What is a PEO? What Your Payroll Company Isn’t Telling You
There’s been a lot of buzz around employee benefits the last couple years. Some of it, like the discourse surrounding the Affordable Care Act (Obamacare) cuts across political lines. But, one benefits concept is leading the charge for companies that are seeking competitive advantage and cost controls- Professional Service Organizations (PEO).
The concept of PEOs began in the 1970s, when smaller companies needed a workaround for regulations that made it, up to that point, illegal for smaller companies to band together for the purposes of gaining big company buying power for health and other benefits.
This workaround was made possible by a simple concept- co-employment. With co-employment, the insurance provider became the employer of record. With co-employment, companies gained huge advantages, including human resource management, reduced worker’s compensation premiums and lower healthcare premiums.
What companies didn’t give up, despite alarmists stating otherwise, was control over their employees. With PEOs, company managers still managed and leaders still led.
But how did PEO’s gain these pricing advantages? They pulled together all of the “employees” and negotiated large company pricing from the largest insurance providers.
Fast forward to today and the advantages are even more obvious. Small companies have a very difficult time competing for top talent when they have outrageous health care premiums and benefits that are viewed as substandard by applicants.
Beyond that, with the Obamacare mandate that employers must provide health insurance benefits to all full-time employees, the savings received working through a PEO are hard, if not impossible, to ignore.
Payroll companies were watching all of this and saw an opportunity. They would provide PEO benefits to their payroll clients, increasing profits while also gaining a tactical advantage. The further entrenched a supplier is, the more painful and expensive that moving to another supplier becomes. Ask Oracle how this strategy of horizontal spread has benefitted them.
But, as your payroll company offers you PEO services, they aren’t telling the whole story.
Typically, a payroll company will build their own PEO. But, building a new division doesn’t mean that any expertise a company might have will automatically translate to the new entity.
But, for the payroll clients, the losses will typically outweigh the wins. Let’s look at a few of the losses that you can expect if you source your PEO through your payroll company:
1. Payroll companies have limited Benefits and HR experience.

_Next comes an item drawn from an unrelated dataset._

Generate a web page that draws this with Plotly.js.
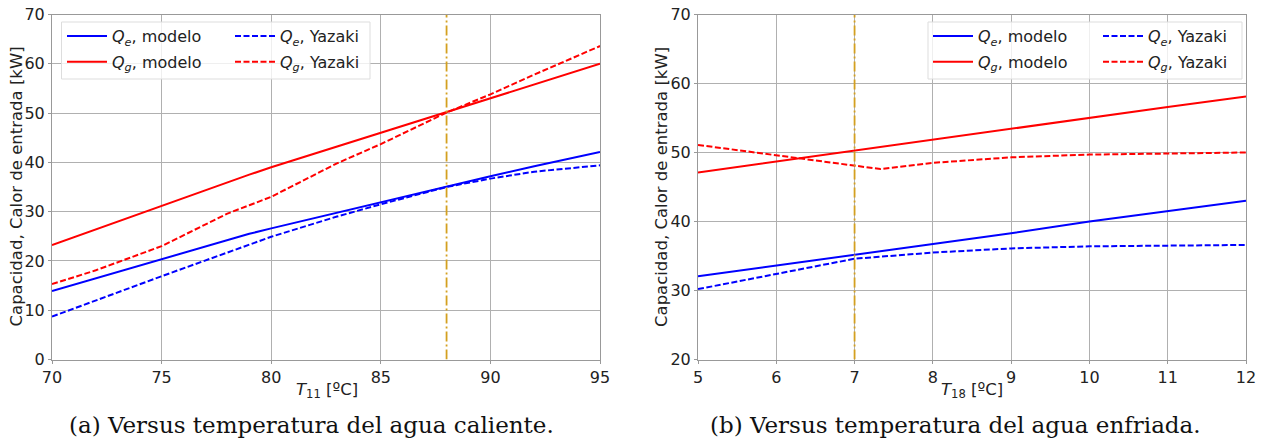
<!DOCTYPE html>
<html>
<head>
<meta charset="utf-8">
<script src="https://cdn.plot.ly/plotly-3.0.1.min.js"></script>
<style>html,body{margin:0;padding:0;background:#fff;}#chart{width:1266px;height:447px;}</style>
</head>
<body>
<div id="chart"></div>
<script>
// Left panel: versus hot water temperature T11
const xHot = [70, 72, 75, 78, 79, 80, 83, 85, 88, 90, 92, 95];
const qeModeloHot = [13.9, 16.5, 20.4, 24.2, 25.5, 26.6, 29.8, 31.9, 35.1, 37.2, 39.2, 42.1];
const qgModeloHot = [23.2, 26.4, 31.2, 36.0, 37.5, 39.0, 43.2, 46.0, 50.2, 53.0, 55.9, 60.0];
const qeYazakiHot = [8.7, 12.0, 16.9, 21.7, 23.3, 24.9, 29.0, 31.5, 35.0, 36.7, 38.1, 39.4];
const qgYazakiHot = [15.3, 18.1, 23.0, 29.6, 31.3, 33.0, 39.8, 43.7, 50.1, 53.8, 57.8, 63.6];
const refHot = 88;

// Right panel: versus chilled water temperature T18
const xCold = [5, 6, 7, 7.33, 8, 9, 10, 11, 12];
const qeModeloCold = [32.05, 33.6, 35.2, 35.7, 36.7, 38.3, 40.0, 41.5, 43.0];
const qgModeloCold = [47.1, 48.7, 50.3, 50.8, 51.9, 53.5, 55.05, 56.6, 58.1];
const qeYazakiCold = [30.2, 32.4, 34.6, 34.9, 35.5, 36.1, 36.4, 36.5, 36.6];
const qgYazakiCold = [51.1, 49.6, 48.2, 47.6, 48.5, 49.3, 49.7, 49.8, 50.0];
const refCold = 7;

const seriesNames = ['<i>Q<sub>e</sub></i>, modelo', '<i>Q<sub>e</sub></i>, Yazaki', '<i>Q<sub>g</sub></i>, modelo', '<i>Q<sub>g</sub></i>, Yazaki'];
const captions = ['(a) Versus temperatura del agua caliente.', '(b) Versus temperatura del agua enfriada.'];
const xTitles = ['<i>T</i><sub>11</sub> [ºC]', '<i>T</i><sub>18</sub> [ºC]'];
const yTitle = 'Capacidad, Calor de entrada [kW]';

const BLUE = '#0000ff', RED = '#ff0000', GOLD = '#d4a020';
const DASH = '6px,2.5px', DASHDOT = '10px,3px,2px,3px';
const W = 1266, H = 447;

function mk(x, y, name, color, dash, xa, ya, leg, grp) {
  return {x: x, y: y, name: name, type: 'scatter', mode: 'lines', legendgroup: grp,
    line: {color: color, width: 2, dash: dash}, xaxis: xa, yaxis: ya, legend: leg};
}

const traces = [
  mk(xHot, qeModeloHot, seriesNames[0], BLUE, 'solid', 'x', 'y', 'legend', 'a1'),
  mk(xHot, qgModeloHot, seriesNames[2], RED, 'solid', 'x', 'y', 'legend', 'a2'),
  mk(xHot, qeYazakiHot, seriesNames[1], BLUE, DASH, 'x', 'y', 'legend2', 'a3'),
  mk(xHot, qgYazakiHot, seriesNames[3], RED, DASH, 'x', 'y', 'legend2', 'a4'),
  mk(xCold, qeModeloCold, seriesNames[0], BLUE, 'solid', 'x2', 'y2', 'legend3', 'b1'),
  mk(xCold, qgModeloCold, seriesNames[2], RED, 'solid', 'x2', 'y2', 'legend3', 'b2'),
  mk(xCold, qeYazakiCold, seriesNames[1], BLUE, DASH, 'x2', 'y2', 'legend4', 'b3'),
  mk(xCold, qgYazakiCold, seriesNames[3], RED, DASH, 'x2', 'y2', 'legend4', 'b4'),
  {x: [refHot, refHot], y: [0, 70], mode: 'lines', type: 'scatter', showlegend: false,
   line: {color: GOLD, width: 1.8, dash: DASHDOT}, xaxis: 'x', yaxis: 'y'},
  {x: [refCold, refCold], y: [20, 70], mode: 'lines', type: 'scatter', showlegend: false,
   line: {color: GOLD, width: 1.8, dash: DASHDOT}, xaxis: 'x2', yaxis: 'y2'}
];

const tickFont = {family: 'DejaVu Sans', size: 16, color: '#222'};
const titleFont = {family: 'DejaVu Sans', size: 16.5, color: '#222'};
const yDom = [(H - 359.5) / H, (H - 14.5) / H];

function xax(dom, range, dtick, anchor) {
  return {domain: dom, range: range, dtick: dtick, tick0: range[0], showgrid: true, gridcolor: '#b0b0b0',
    gridwidth: 1, zeroline: false, showline: true, mirror: true, linecolor: '#999', linewidth: 1,
    ticks: 'outside', ticklen: 3, tickcolor: '#999', tickfont: tickFont, automargin: false, anchor: anchor};
}
function yax(dom, range, dtick, anchor) {
  return {domain: dom, range: range, dtick: dtick, tick0: range[0], showgrid: true, gridcolor: '#b0b0b0',
    gridwidth: 1, zeroline: false, showline: true, mirror: true, linecolor: '#999', linewidth: 1,
    ticks: 'outside', ticklen: 3, tickcolor: '#999', tickfont: tickFont, automargin: false, anchor: anchor};
}

const legendBase = {orientation: 'v', bgcolor: 'rgba(0,0,0,0)', borderwidth: 0,
  font: {family: 'DejaVu Sans', size: 16, color: '#222'}, itemwidth: 40, tracegroupgap: 2,
  xanchor: 'left', yanchor: 'top', y: (H - 19) / H};

function legendBox(x0, x1) {
  return {type: 'rect', xref: 'paper', yref: 'paper', x0: x0 / W, x1: x1 / W, y0: (H - 79) / H, y1: (H - 22) / H,
    fillcolor: 'rgba(255,255,255,0.8)', line: {color: '#dddddd', width: 1}, layer: 'above'};
}

function textAnn(xpx, ypx, text, font, angle, yanchor) {
  return {text: text, x: xpx / W, y: (H - ypx) / H, xref: 'paper', yref: 'paper', showarrow: false,
    textangle: angle, font: font, xanchor: 'center', yanchor: yanchor || 'middle'};
}
const captionFont = {family: 'DejaVu Serif', size: 23, color: '#111'};

const layout = {
  width: W, height: H, margin: {l: 0, r: 0, t: 0, b: 0},
  paper_bgcolor: '#fff', plot_bgcolor: '#fff', showlegend: true,
  xaxis: xax([52 / W, 600 / W], [70, 95], 5, 'y'),
  yaxis: yax(yDom, [0, 70], 10, 'x'),
  xaxis2: xax([698 / W, 1246 / W], [5, 12], 1, 'y2'),
  yaxis2: yax(yDom, [20, 70], 10, 'x2'),
  legend: Object.assign({}, legendBase, {x: 62 / W}),
  legend2: Object.assign({}, legendBase, {x: 230 / W}),
  legend3: Object.assign({}, legendBase, {x: 928 / W}),
  legend4: Object.assign({}, legendBase, {x: 1098 / W}),
  shapes: [legendBox(61.5, 370), legendBox(928, 1242)],
  annotations: [
    textAnn(15.5, 187, yTitle, titleFont, -90),
    textAnn(661, 187, yTitle, titleFont, -90),
    textAnn(327, 378, xTitles[0], titleFont, 0, 'top'),
    textAnn(972, 378, xTitles[1], titleFont, 0, 'top'),
    textAnn(311, 425, captions[0], captionFont, 0),
    textAnn(955, 425, captions[1], captionFont, 0)
  ]
};

Plotly.newPlot('chart', traces, layout, {displayModeBar: false, staticPlot: true});
</script>
</body>
</html>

2. Payroll companies typically want to price their PEO as a percentage of gross payroll. Do that math for a minute. If you don’t add any employees, but you give your current staff a raise, you now pay more for the same benefits that you had prior to handing out payroll increases. Taking it one step further, it means that you are penalized for being successful.
3. Payroll company PEOs don’t offer customized solutions. Your company is unique. Shouldn’t your PEO fit your company, instead of the other way around?
And, companies and their employees aren’t afraid to speak their mind, when it comes to payroll company PEOs.
So, if you don’t like the idea of lack of choice, no price competition and no customization, what are your options?
You can head into the marketplace and hunt for a PEO on your own. There are currently about 700 PEOs operating, so how much time to you have to solve the PEO riddle? Each PEO will have its own request-for-proposal (RFP) and its own process. Some will have sales people and some won’t. Some will only give you the ability to communicate via email and some will only work with you by phone. This means that hunting for your PEO on your own is, by far, the most time-intensive option.
Or, you can submit a quote request via one of the online portals. This doesn’t seem like a bad idea, since many PEOs will be looking at your information. But, if you’ve ever applied for anything via a portal site, such as Lending Tree or Credit Card Yes, you know the downside of this method.
You will be called and emailed by dozens of PEOs. Your voicemail will pile up and your inbox will be buried. And, you’ll essentially be back to the first option, completing each PEOs RFP and following their process.
But, smart companies have figured out how to maximize their opportunity while minimizing the time that they spend hunting for the right PEO for their company. They use a specialized broker.
With a PEO broker, you complete one RFP and the broker goes to work for you, based on their industry knowledge and understanding of your business. The broker will typically return to you with 2 or 3 options that are a great fit.
You’re still in charge, but your broker will be able to guide you through the differences. Plus, they’ll set up demos of the PEOs software tools and often an introduction to the team that would be responsible for providing your HR services and benefits.
Imagine how much simpler the process becomes when a broker who isn’t contractually obligated to any PEO goes into the marketplace and expects PEOs to earn your business.
Your payroll company won’t offer this level of service, in part because they can’t and in part because they don’t want to lose your payroll business.
But, as you consider your employee costs, which one costs more, the cost of preparing your payroll or the cost of your employee benefits. And, not surprisingly, PEOs are often also better and handling your payroll needs.
Your PEO will work with you to build, launch and maintain policies that are good for your team and good for you. Remember, the PEO has a vested interest in eliminating employee and employment issues, since they’re on the hook to handle them.
So, ask yourself, which way do you want to go? You can do it yourself or accept the single solution that your payroll provider will offer. Or, you can work with an independent broker who works for you, saves you money and delivers the best possible solution. To us, the answer seems pretty simple.